▶ **Goal of the exercise**: Copy each line that has the string "this" somewhere in it.

─── Exercise materials

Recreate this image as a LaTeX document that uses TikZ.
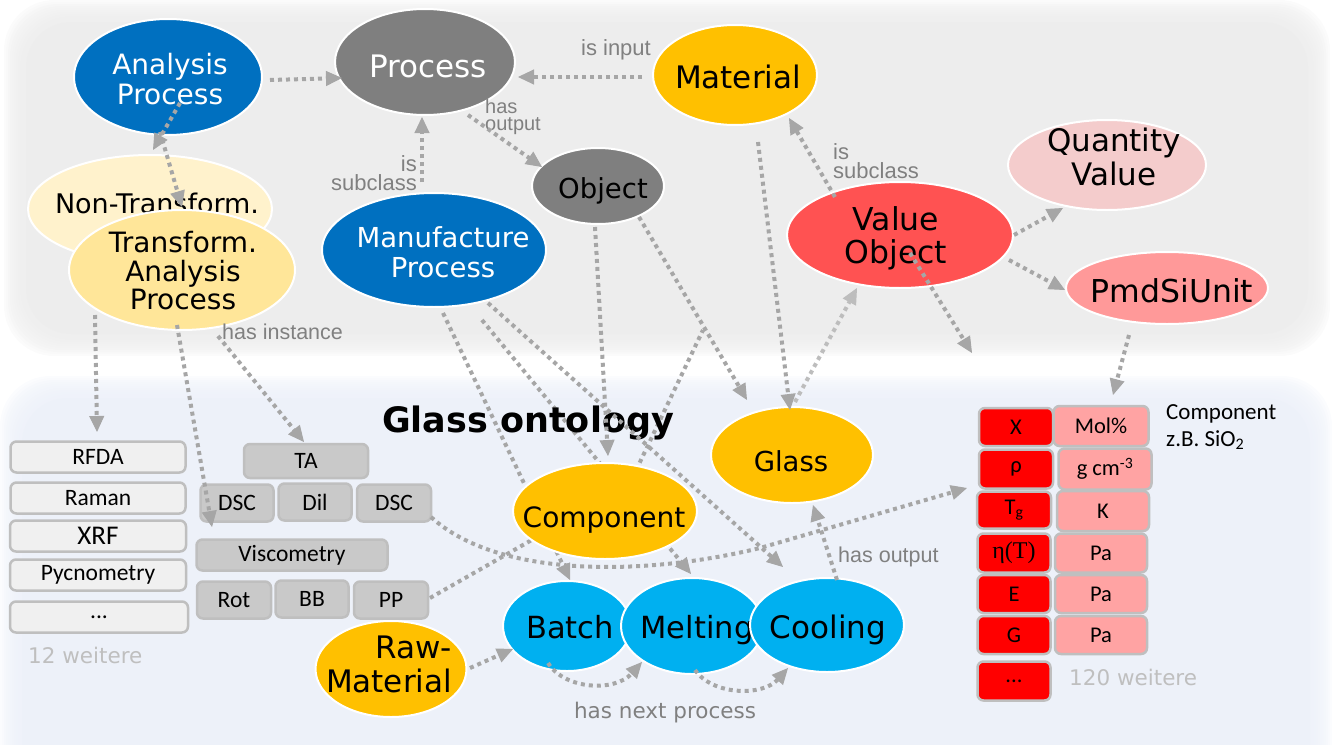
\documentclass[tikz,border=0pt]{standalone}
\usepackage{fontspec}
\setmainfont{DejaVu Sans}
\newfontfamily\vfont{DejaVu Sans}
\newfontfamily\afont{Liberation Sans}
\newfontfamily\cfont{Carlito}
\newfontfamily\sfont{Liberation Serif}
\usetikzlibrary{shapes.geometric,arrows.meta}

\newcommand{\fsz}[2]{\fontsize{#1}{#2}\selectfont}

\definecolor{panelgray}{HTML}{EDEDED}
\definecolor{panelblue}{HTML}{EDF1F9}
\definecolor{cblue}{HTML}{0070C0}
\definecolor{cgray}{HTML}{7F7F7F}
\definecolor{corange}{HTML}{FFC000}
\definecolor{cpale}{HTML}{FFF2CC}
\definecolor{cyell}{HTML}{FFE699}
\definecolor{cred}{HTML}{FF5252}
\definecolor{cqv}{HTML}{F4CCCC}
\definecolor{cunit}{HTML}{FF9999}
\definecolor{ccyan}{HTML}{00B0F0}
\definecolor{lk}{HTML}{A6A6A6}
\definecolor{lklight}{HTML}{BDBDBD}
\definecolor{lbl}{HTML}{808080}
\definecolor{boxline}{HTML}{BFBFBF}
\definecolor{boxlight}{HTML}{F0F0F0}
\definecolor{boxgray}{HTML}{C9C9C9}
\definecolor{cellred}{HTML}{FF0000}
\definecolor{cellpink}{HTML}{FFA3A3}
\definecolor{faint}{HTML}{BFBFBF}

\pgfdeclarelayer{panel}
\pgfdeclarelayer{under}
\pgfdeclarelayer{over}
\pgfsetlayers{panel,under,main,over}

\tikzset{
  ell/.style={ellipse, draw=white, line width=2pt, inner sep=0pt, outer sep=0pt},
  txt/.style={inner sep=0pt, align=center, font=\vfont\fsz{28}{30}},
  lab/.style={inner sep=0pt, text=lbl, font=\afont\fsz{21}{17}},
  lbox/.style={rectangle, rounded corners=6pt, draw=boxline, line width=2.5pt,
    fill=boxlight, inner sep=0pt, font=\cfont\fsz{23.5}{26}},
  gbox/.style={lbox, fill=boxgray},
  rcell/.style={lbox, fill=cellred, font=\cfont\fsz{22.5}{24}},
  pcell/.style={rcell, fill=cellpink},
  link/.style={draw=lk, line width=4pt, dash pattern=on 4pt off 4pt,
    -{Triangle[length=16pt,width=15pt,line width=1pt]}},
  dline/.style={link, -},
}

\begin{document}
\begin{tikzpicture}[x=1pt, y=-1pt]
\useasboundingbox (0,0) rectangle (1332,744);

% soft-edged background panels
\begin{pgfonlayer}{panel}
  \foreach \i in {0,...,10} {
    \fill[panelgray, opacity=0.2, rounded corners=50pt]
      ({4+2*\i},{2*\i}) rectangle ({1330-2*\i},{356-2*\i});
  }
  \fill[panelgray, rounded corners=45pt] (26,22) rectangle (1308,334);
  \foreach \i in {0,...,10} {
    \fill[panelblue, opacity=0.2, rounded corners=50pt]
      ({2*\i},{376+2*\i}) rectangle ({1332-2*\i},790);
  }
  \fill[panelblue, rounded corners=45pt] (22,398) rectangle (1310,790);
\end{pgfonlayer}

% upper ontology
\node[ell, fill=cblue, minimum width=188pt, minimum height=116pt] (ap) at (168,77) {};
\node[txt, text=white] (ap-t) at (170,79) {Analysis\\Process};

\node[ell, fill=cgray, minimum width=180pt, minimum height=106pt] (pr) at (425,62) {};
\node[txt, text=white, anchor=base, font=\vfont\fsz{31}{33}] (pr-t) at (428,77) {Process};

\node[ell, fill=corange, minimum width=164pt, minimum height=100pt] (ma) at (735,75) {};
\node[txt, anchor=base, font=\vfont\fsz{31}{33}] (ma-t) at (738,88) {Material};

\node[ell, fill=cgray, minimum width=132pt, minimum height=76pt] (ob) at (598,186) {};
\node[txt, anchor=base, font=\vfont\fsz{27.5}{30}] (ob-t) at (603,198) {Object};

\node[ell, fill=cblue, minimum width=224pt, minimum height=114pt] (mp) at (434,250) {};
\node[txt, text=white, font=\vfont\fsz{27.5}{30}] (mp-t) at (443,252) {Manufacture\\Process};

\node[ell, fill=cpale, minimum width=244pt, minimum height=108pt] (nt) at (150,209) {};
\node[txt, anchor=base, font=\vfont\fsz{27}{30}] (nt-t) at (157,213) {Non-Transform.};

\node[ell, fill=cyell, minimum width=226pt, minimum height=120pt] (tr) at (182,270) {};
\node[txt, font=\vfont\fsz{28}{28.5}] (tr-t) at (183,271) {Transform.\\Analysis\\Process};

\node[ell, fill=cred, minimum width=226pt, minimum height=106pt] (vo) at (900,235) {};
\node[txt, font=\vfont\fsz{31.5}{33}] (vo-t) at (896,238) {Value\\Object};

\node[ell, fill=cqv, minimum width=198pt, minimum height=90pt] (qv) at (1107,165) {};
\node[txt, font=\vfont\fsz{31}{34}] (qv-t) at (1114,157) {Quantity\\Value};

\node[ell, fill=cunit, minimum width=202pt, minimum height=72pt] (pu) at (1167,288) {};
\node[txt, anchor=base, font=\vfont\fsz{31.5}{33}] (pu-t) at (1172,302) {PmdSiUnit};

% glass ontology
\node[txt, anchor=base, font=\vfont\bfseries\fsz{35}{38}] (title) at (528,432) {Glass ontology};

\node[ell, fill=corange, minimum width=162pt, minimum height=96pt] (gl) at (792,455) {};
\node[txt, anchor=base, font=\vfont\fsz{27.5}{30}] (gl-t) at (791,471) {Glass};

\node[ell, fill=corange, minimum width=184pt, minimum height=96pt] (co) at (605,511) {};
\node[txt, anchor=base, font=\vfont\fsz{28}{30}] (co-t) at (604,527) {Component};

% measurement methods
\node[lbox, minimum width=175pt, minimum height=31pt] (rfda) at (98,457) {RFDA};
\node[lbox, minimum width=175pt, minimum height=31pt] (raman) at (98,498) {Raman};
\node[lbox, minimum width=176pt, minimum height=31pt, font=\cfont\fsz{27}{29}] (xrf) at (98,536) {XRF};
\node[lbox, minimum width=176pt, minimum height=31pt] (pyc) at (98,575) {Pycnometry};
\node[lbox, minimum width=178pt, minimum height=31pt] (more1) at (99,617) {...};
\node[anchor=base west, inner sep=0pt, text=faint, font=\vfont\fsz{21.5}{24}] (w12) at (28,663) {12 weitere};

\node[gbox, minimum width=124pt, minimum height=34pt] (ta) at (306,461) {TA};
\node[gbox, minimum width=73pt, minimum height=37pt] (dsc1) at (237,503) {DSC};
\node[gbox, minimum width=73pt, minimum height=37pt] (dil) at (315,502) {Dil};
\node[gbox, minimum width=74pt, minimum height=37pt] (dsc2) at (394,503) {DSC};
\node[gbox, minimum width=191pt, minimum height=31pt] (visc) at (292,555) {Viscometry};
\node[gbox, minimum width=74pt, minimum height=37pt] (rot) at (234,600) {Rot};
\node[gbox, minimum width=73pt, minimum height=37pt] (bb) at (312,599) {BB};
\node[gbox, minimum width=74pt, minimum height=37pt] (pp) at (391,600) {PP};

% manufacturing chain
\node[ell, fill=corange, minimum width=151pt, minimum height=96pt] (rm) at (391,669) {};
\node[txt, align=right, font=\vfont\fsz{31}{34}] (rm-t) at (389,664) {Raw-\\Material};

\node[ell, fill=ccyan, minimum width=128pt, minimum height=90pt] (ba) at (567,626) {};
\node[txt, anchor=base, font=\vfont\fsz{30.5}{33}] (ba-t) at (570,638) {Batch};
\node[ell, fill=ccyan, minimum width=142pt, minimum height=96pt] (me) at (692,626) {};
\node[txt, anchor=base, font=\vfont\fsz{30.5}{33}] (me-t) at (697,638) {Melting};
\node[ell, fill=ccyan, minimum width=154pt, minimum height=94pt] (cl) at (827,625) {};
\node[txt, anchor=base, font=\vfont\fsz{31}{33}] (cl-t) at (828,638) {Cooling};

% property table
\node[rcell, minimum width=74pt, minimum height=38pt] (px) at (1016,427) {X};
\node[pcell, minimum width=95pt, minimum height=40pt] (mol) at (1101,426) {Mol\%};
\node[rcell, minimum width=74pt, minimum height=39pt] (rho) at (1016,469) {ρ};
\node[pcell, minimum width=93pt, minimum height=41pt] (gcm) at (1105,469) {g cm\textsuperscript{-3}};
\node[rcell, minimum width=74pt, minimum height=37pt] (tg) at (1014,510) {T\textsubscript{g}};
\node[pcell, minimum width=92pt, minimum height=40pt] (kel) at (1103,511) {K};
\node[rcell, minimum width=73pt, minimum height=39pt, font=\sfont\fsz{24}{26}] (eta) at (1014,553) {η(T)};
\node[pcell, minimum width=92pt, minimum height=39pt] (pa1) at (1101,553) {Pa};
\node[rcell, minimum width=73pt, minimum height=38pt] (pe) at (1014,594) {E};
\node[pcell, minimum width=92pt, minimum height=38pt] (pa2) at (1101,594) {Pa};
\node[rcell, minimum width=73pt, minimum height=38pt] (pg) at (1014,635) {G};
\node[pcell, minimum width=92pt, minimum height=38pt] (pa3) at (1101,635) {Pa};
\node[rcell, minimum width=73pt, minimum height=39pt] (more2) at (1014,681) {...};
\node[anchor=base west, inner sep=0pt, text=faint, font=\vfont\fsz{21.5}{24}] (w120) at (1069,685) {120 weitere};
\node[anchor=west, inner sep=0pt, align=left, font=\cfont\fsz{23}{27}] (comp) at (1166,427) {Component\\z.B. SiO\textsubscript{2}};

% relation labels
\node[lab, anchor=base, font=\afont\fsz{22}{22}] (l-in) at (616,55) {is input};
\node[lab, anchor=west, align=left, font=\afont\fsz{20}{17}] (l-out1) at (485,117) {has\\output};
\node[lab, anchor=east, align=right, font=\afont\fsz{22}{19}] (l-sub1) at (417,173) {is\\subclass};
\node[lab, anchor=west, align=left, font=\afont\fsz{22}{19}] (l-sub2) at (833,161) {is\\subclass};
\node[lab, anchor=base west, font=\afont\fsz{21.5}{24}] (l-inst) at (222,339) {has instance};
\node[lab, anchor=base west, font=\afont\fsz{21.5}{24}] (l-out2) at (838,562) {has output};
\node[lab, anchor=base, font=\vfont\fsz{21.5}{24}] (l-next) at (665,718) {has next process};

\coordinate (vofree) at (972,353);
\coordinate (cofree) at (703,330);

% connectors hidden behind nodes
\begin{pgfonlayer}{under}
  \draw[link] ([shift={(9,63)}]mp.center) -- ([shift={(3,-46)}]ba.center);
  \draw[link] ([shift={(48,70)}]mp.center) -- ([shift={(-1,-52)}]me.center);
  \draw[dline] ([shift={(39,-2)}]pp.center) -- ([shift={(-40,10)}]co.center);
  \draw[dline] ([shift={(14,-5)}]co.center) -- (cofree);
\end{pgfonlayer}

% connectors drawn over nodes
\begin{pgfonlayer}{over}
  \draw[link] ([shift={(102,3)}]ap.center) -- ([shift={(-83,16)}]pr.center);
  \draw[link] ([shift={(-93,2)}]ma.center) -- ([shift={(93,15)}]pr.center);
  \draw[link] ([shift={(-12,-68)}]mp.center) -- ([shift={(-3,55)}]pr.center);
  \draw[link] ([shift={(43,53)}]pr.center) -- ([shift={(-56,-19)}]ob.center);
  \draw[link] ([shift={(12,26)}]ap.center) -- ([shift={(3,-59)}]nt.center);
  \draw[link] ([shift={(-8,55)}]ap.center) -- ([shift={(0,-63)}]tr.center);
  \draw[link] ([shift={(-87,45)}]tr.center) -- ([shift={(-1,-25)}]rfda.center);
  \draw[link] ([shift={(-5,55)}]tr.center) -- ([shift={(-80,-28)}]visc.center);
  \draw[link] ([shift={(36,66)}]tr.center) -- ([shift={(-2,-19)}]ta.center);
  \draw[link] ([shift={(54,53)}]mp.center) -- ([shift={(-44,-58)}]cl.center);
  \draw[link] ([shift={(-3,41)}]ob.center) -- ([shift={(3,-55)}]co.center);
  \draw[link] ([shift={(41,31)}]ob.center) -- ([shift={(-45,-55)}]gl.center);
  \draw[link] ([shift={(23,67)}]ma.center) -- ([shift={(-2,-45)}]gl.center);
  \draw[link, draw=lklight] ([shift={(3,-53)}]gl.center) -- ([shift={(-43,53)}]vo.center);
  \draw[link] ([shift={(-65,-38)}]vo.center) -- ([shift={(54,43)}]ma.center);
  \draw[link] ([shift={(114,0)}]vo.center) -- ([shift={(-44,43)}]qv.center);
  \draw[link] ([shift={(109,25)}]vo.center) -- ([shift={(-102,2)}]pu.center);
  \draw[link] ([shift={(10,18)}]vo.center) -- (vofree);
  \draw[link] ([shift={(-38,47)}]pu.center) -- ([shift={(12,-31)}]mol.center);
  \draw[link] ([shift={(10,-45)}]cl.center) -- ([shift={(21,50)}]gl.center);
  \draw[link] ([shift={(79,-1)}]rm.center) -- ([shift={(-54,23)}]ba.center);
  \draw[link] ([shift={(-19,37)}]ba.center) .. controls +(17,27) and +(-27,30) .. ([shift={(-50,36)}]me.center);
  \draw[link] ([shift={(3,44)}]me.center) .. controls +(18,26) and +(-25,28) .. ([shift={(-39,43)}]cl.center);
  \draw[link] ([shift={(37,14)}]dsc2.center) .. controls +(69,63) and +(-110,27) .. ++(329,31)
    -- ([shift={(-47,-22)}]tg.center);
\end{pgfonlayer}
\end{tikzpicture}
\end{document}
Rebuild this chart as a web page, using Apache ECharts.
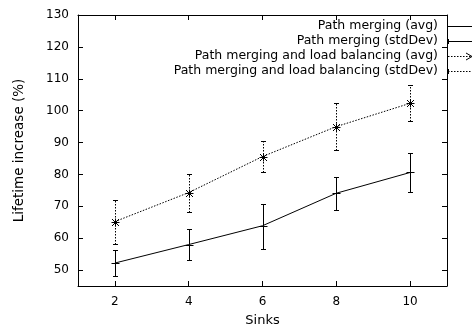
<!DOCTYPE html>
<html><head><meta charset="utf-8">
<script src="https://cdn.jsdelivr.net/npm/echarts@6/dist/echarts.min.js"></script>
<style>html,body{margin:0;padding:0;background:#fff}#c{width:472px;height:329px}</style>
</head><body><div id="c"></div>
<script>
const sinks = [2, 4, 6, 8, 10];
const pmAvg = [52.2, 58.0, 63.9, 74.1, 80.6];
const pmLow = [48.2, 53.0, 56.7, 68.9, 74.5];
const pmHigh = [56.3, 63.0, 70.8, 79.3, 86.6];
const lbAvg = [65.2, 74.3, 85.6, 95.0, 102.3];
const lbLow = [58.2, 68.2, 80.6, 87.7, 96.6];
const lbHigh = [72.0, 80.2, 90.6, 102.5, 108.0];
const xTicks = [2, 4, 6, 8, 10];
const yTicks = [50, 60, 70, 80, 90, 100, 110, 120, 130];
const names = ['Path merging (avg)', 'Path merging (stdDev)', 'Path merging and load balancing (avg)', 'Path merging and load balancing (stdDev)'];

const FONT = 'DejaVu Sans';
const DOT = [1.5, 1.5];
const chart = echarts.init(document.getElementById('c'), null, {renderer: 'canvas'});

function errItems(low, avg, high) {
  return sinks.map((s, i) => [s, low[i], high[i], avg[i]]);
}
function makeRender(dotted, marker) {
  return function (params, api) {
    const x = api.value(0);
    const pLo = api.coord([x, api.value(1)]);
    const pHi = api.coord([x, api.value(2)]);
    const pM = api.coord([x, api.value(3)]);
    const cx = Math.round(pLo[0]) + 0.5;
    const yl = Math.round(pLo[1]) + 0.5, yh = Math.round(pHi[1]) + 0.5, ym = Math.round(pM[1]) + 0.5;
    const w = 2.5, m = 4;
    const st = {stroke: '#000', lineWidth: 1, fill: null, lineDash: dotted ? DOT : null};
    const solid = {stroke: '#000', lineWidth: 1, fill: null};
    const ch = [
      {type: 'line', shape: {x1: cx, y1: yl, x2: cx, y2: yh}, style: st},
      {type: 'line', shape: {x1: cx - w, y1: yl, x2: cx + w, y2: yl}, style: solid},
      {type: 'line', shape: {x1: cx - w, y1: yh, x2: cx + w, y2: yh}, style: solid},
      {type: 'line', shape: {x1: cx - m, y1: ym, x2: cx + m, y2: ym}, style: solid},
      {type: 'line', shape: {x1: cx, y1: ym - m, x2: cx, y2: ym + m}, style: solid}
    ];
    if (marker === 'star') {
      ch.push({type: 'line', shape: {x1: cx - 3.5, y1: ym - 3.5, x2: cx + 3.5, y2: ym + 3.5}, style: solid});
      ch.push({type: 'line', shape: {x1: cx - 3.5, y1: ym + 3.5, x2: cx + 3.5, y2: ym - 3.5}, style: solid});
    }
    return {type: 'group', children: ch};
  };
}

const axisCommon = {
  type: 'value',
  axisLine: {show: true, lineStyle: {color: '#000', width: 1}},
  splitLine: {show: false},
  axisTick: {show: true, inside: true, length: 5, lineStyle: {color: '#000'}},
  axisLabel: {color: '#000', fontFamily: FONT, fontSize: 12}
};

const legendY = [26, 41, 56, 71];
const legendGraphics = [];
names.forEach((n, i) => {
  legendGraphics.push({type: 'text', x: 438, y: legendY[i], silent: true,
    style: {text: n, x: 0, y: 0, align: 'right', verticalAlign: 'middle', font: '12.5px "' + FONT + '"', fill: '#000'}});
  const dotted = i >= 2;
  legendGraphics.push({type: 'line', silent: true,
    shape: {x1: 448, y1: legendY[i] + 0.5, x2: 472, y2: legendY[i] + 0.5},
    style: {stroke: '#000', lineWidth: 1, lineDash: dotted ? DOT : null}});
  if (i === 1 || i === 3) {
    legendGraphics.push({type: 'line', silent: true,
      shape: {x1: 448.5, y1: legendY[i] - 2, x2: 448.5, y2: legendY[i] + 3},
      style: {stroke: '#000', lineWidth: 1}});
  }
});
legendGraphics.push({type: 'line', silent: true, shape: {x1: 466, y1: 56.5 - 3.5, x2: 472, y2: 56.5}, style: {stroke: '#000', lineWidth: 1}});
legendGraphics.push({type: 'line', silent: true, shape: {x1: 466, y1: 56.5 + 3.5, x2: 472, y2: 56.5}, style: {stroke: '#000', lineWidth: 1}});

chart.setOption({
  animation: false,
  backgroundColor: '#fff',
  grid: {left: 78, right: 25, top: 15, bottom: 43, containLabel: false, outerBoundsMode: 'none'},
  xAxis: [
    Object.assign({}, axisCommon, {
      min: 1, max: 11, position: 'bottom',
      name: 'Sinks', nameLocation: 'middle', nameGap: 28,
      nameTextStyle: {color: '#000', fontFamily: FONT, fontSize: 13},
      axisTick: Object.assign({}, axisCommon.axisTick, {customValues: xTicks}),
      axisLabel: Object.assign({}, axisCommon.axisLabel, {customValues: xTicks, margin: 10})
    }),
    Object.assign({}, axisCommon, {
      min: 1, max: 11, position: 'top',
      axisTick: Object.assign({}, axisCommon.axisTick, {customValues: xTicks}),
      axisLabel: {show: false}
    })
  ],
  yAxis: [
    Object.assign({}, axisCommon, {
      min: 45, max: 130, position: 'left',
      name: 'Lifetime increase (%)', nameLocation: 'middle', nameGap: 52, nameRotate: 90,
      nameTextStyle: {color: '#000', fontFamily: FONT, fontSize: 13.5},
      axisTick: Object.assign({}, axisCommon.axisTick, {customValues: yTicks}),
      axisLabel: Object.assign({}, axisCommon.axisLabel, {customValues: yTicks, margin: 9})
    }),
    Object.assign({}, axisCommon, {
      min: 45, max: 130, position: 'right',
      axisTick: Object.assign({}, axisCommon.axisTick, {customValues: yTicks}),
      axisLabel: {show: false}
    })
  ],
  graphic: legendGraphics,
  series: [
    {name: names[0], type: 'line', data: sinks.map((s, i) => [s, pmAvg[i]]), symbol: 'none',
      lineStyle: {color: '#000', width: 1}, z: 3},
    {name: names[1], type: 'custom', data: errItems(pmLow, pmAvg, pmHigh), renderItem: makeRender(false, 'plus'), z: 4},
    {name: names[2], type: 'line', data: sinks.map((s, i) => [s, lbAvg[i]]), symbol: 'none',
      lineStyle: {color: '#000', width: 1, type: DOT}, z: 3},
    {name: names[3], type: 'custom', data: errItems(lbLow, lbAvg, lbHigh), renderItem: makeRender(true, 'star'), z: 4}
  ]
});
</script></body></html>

──────

▶ **Solved problem**:
Recreate this image as a LaTeX document that uses TikZ.
Rebuild this chart as a web page, using Apache ECharts.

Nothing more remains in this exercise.